Work, it’s something almost every high schooler has. When students begin new jobs, they have to fill out a mountain of paperwork giving the employer all kinds of personal information. What is really disconcerting is that increasingly, employers are asking students for their school’s signature in order to obtain that position. That means the student has to find an administrator to sign that piece of paper. But why? Why is that the school’s business? Should that be a decision that students decide at home with their parents?

   Our lives revolve around school, including friend groups, our future career, and preparing to face the real world. We spend more time at school than our own homes. High schoolers spend 5 hours and 25 minutes, 7:45 a.m. to 2:20 p.m. five days a week.

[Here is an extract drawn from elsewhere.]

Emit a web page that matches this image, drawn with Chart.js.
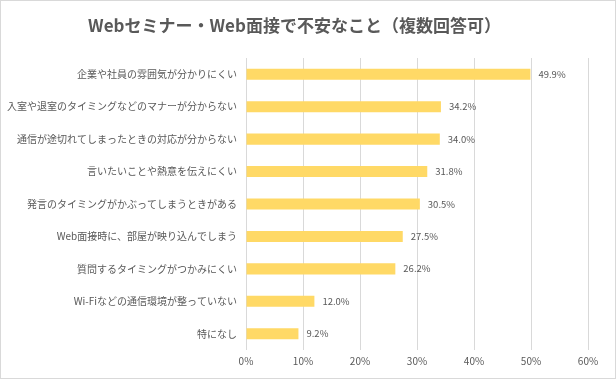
<!DOCTYPE html>
<html lang="ja">
<head>
<meta charset="UTF-8">
<title>Webセミナー・Web面接で不安なこと</title>
<script src="https://cdn.jsdelivr.net/npm/chart.js@4"></script>
<style>
  html, body { margin: 0; padding: 0; background: #fff; }
  #wrap {
    width: 616px;
    height: 379px;
    box-sizing: border-box;
    border: 1px solid #d9d9d9;
  }
  #chart { display: block; }
</style>
</head>
<body>
<div id="wrap"><canvas id="chart" width="614" height="377"></canvas></div>
<script>
const categories = [
  '企業や社員の雰囲気が分かりにくい',
  '入室や退室のタイミングなどのマナーが分からない',
  '通信が途切れてしまったときの対応が分からない',
  '言いたいことや熱意を伝えにくい',
  '発言のタイミングがかぶってしまうときがある',
  'Web面接時に、部屋が映り込んでしまう',
  '質問するタイミングがつかみにくい',
  'Wi-Fiなどの通信環境が整っていない',
  '特になし'
];
const values = [49.9, 34.2, 34.0, 31.8, 30.5, 27.5, 26.2, 12.0, 9.2];
const xTicks = [0, 10, 20, 30, 40, 50, 60];

const textColor = '#595959';
const fontFamily = '"Noto Sans CJK JP", "Noto Sans", sans-serif';

// data labels next to each bar
const barLabels = {
  id: 'barLabels',
  afterDatasetsDraw(chart) {
    const ctx = chart.ctx;
    const meta = chart.getDatasetMeta(0);
    ctx.save();
    ctx.font = '9.5px ' + fontFamily;
    ctx.fillStyle = textColor;
    ctx.textAlign = 'left';
    ctx.textBaseline = 'middle';
    meta.data.forEach((bar, i) => {
      ctx.fillText(values[i].toFixed(1) + '%', bar.x + 8, bar.y);
    });
    ctx.restore();
  }
};

new Chart(document.getElementById('chart'), {
  type: 'bar',
  data: {
    labels: categories,
    datasets: [{
      data: values,
      backgroundColor: '#FFD966',
      borderWidth: 0,
      categoryPercentage: 1,
      barPercentage: 0.34
    }]
  },
  options: {
    indexAxis: 'y',
    responsive: false,
    animation: false,
    layout: { padding: { left: 0, right: 27, top: 0, bottom: 0 } },
    plugins: {
      legend: { display: false },
      tooltip: { enabled: false },
      title: {
        display: true,
        text: 'Webセミナー・Web面接で不安なこと（複数回答可）',
        color: textColor,
        font: { family: fontFamily, size: 17, weight: 'bold', lineHeight: 1.2 },
        padding: { top: 14, bottom: 22.6 }
      }
    },
    scales: {
      x: {
        min: 0,
        max: 60,
        afterBuildTicks(scale) {
          scale.ticks = xTicks.map(v => ({ value: v }));
        },
        afterFit(scale) { scale.height = 28; },
        grid: { color: '#d9d9d9', drawTicks: false },
        border: { display: false },
        ticks: {
          color: textColor,
          padding: 5,
          font: { family: fontFamily, size: 10 },
          callback: v => v + '%'
        }
      },
      y: {
        afterFit(scale) { scale.width = 245; },
        grid: { display: false, drawTicks: false },
        border: { display: false },
        ticks: {
          color: textColor,
          padding: 9,
          autoSkip: false,
          font: { family: fontFamily, size: 10 }
        }
      }
    }
  },
  plugins: [barLabels]
});
</script>
</body>
</html>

 The school may think that because of all the time students spend there, they should have a say, but the school doesn’t have the right to decide what jobs we can get and how many hours we can work. The school doesn’t have the right to take away our freedom outside of school.

Let’s say you are a highschool student looking for a job to help your family pay the bills. Can the school tell you that you can’t have the job because of a low GPA? That should be up to your parents, not the school.

   School is meant for education, but instead it is treated like it is our legal guardian. The school now decides to make decisions for us instead of giving us the freedom we’ve earned since birth. The freedom to make decisions for ourselves is taken away by the school.  Do you really think the school has the right to take away your life that doesn’t involve school?

 School required signatures need to go. Not just because it’s a rule that takes away students’ freedom, but it’s a rule that shows that the school is in charge of them. Just because students attend school for most of the day doesn’t mean that they live there.